# Engineering jobs in South East Asia



## Billybear (Sep 23, 2011)

Does anyone know much about engineering jobs in South East Asia? Such as how easy it is to get one for a British guy? Pay? Need a degree and if so does it matter on which uni it is from?


----------



## siobhanwf (Mar 20, 2009)

Billybear said:


> Does anyone know much about engineering jobs in South East Asia? Such as how easy it is to get one for a British guy? Pay? Need a degree and if so does it matter on which uni it is from?



You don't mention what field of engineering you are looking at.

I may be worthwhile looking at 

Expat Engineering Jobs


----------



## siobhanwf (Mar 20, 2009)

You might also like to look at our own forum 

Overseas Jobs - Expat Forum For Expats, For Moving Overseas And For Jobs Abroad


----------



## Billybear (Sep 23, 2011)

siobhanwf said:


> You don't mention what field of engineering you are looking at.
> 
> I may be worthwhile looking at
> 
> ...


----------



## siobhanwf (Mar 20, 2009)

My nephew is on his way next month to work for Qantas as an airframe engineer on a temporary contract.

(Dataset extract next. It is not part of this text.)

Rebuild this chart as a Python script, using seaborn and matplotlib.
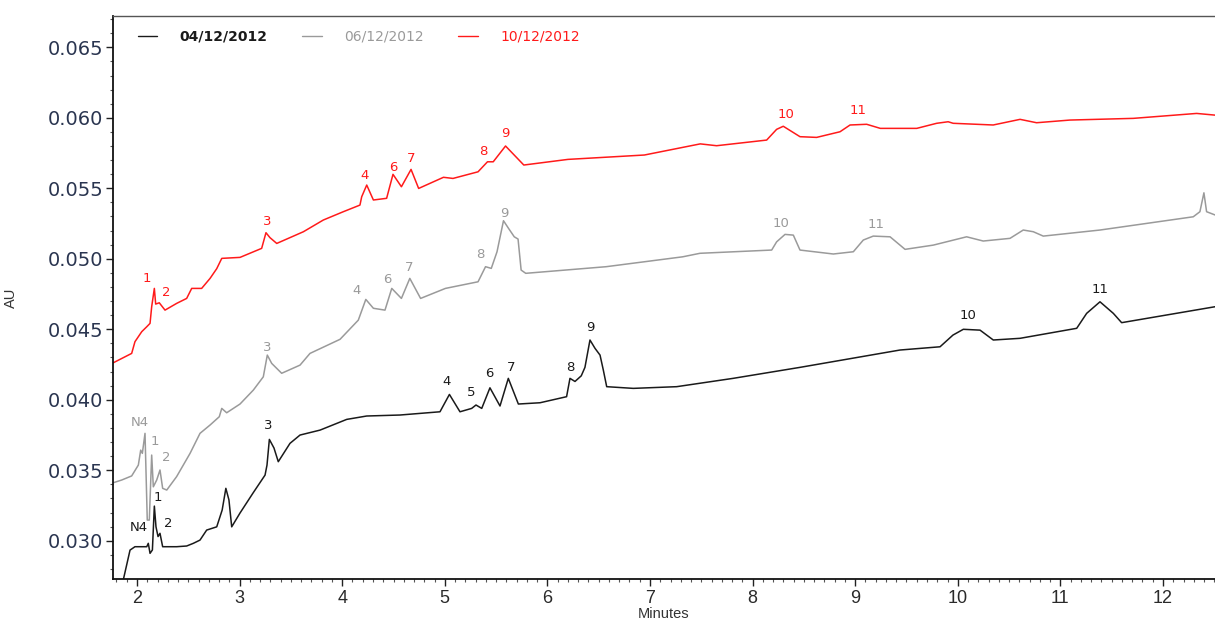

You could try this site. Aircraft Engineer Jobs | AircraftEngineers.com


----------



## Billybear (Sep 23, 2011)

siobhanwf said:


> My nephew is on his way next month to work for Qantas as an airframe engineer on a temporary contract.
> 
> 
> 
> Okay thanks but do you happen to know if he needed a degree for it and if so what uni was it?


----------



## siobhanwf (Mar 20, 2009)

Billybear said:


> siobhanwf said:
> 
> 
> > My nephew is on his way next month to work for Qantas as an airframe engineer on a temporary contract.
> ...


----------



## Billybear (Sep 23, 2011)

Okay this information has been very helpful thanks a lot!


----------